## Description of the task
Everything from the first line down to the line containing "CJK = pref[0]" is to be retyped exactly, both ends included, with pictures left out.

## Supplied information
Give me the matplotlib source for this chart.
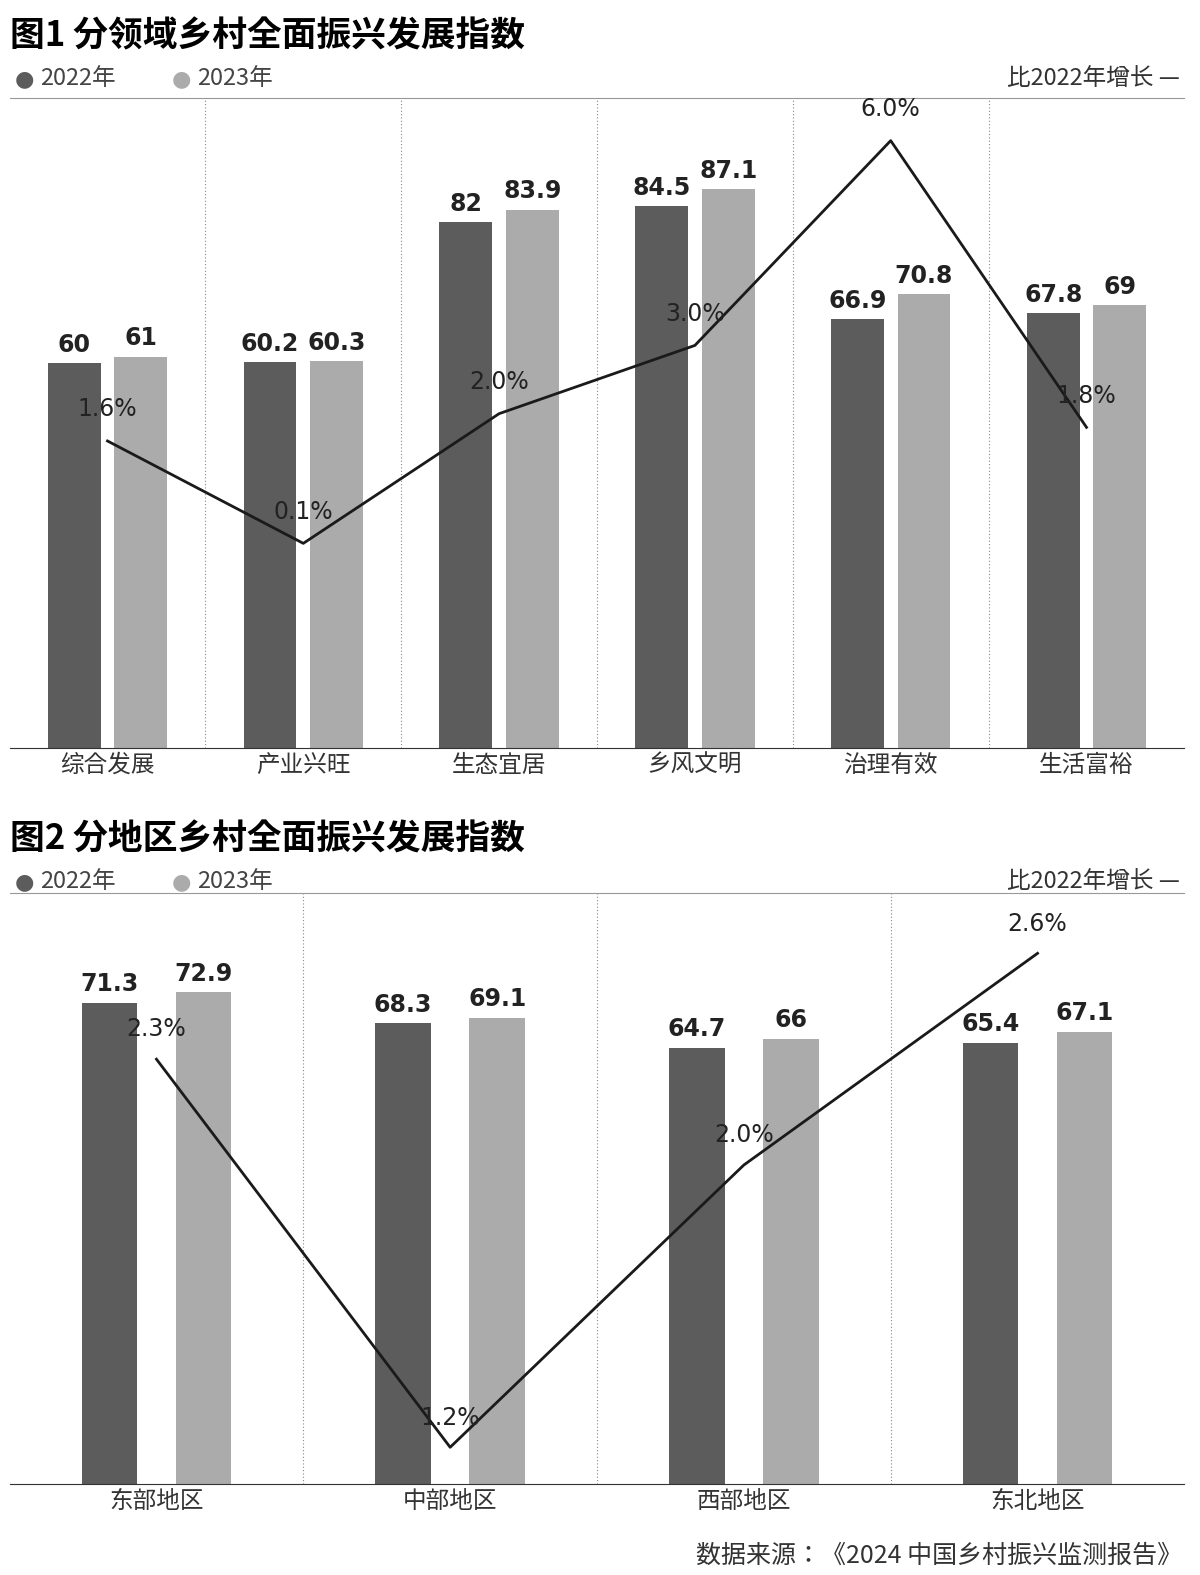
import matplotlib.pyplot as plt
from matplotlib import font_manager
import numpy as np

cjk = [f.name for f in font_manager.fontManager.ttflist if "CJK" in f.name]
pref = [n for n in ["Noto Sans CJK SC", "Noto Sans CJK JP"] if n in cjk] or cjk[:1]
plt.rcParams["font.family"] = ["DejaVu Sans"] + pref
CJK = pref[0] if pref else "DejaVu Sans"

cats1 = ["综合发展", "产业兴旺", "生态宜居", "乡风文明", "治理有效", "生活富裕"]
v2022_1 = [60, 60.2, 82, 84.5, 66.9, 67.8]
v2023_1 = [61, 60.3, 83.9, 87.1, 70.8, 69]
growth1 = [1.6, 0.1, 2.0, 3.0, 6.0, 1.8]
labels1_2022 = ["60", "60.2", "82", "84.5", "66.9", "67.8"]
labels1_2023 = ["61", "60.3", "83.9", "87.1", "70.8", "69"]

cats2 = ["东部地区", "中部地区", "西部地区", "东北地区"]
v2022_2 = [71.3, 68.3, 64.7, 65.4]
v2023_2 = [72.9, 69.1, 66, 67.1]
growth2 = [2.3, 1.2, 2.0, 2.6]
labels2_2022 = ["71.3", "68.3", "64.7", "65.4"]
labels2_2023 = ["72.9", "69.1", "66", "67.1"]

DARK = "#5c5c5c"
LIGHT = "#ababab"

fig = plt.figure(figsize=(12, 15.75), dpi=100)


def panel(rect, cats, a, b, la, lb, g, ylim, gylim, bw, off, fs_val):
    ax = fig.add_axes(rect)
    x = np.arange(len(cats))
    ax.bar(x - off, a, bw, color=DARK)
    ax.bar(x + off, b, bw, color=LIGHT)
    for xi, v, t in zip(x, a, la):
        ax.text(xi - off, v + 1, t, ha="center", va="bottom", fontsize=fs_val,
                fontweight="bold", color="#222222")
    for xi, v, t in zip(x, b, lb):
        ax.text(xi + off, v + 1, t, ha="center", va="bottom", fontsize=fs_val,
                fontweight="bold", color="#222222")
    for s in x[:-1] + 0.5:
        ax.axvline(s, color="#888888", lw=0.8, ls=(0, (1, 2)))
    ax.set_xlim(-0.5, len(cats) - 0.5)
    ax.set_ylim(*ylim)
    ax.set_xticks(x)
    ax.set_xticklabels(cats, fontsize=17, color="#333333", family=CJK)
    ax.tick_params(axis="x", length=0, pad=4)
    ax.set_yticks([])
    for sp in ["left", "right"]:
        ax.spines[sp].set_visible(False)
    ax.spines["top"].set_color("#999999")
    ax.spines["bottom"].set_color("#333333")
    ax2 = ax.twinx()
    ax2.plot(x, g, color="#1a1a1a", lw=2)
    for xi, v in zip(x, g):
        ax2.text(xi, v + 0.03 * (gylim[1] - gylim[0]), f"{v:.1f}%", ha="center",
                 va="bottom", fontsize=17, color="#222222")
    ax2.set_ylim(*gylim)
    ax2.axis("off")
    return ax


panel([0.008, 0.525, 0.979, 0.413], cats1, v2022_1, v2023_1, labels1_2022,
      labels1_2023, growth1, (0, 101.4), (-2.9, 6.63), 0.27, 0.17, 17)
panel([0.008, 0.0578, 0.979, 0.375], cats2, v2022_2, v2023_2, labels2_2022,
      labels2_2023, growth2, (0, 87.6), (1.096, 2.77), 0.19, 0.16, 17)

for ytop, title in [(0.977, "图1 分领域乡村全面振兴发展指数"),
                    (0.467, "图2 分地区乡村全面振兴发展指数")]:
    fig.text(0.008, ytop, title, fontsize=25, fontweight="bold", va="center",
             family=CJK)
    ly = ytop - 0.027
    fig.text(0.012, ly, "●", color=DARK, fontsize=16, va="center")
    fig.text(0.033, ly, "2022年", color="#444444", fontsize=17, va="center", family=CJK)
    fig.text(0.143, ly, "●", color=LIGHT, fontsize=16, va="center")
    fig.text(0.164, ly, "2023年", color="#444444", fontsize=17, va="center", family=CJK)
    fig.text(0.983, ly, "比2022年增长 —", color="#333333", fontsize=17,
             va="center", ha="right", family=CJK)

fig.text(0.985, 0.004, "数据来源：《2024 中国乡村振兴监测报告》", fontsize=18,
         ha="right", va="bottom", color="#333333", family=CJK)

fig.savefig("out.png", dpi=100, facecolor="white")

## Solution for this problem
Give me the matplotlib source for this chart.
import matplotlib.pyplot as plt
from matplotlib import font_manager
import numpy as np

cjk = [f.name for f in font_manager.fontManager.ttflist if "CJK" in f.name]
pref = [n for n in ["Noto Sans CJK SC", "Noto Sans CJK JP"] if n in cjk] or cjk[:1]
plt.rcParams["font.family"] = ["DejaVu Sans"] + pref
CJK = pref[0] if pref else "DejaVu Sans"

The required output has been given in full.